The gorgeous 1970 DB6 MkII Volante you see pictured here is the first guinea pig for the carmaker’s latest idea: a reversible EV conversion kit. Instead of offending every petrolhead under the sun by yanking out and discarding the straight-six engine that once lived under the handcrafted hood, engineers at the Aston Martin Works division in Newport Pagnell carefully removed the 282hp powerplant and its gearbox before placing it in storage. They then fitted what they call a “cassette” EV powertrain. This self-contained cell sits on the original engine and gearbox mountings, and holds all the components needed to turn the car into an electric cruiser.

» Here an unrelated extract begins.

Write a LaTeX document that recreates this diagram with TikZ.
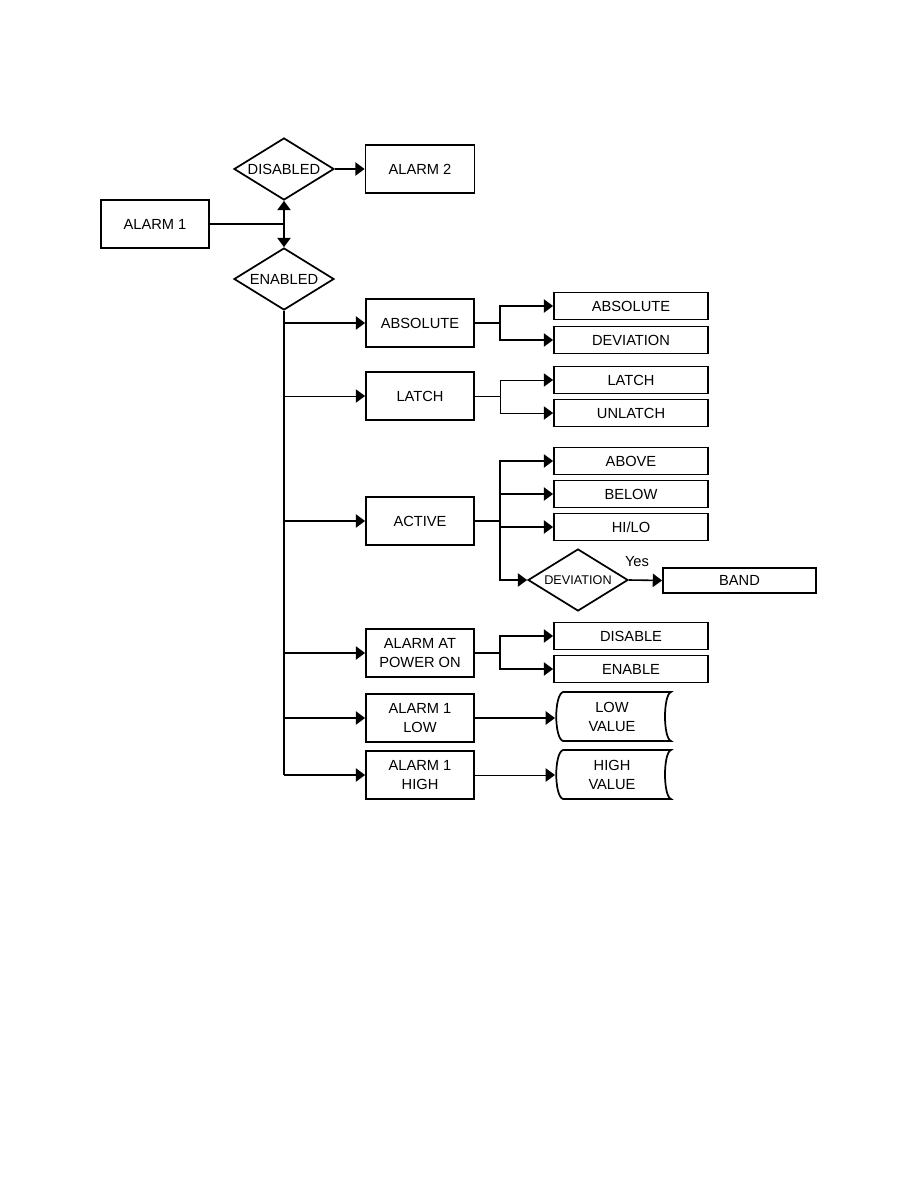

The system is managed via a small screen fitted to the cabin, and the key part of it all is that it can be undone again. Should the owner get tired of being nice to the environment and fancy hearing the roar of the 4.0-liter block again, another visit to the workshop is all it takes to grant him his wish. The idea behind the reversible system is to make classic cars future-proof, and to prepare them for those times when even the most precious petrol-powered gems will no longer be allowed to drive on public roads. It’s the best of both worlds, so to speak, and an interesting way to combine heritage and future environmental regulations, while at the same time preserving the often-astronomical values of these cars.
This DB6 serves as the showcase vehicle, and the company is preparing to accept customer orders for the conversion kit from 2019 onward. Much of the knowledge and many of the components used in it came from the Rapide E, the first fully electric Aston Martin that will soon go into a strictly limited production run. As a result, we can expect any electrified classics to not only be pretty, but also quite suitable for the modern times. No pricing information has been provided, but this being the world of classic British sports cars, we’re guessing nothing will come cheap in this proposition.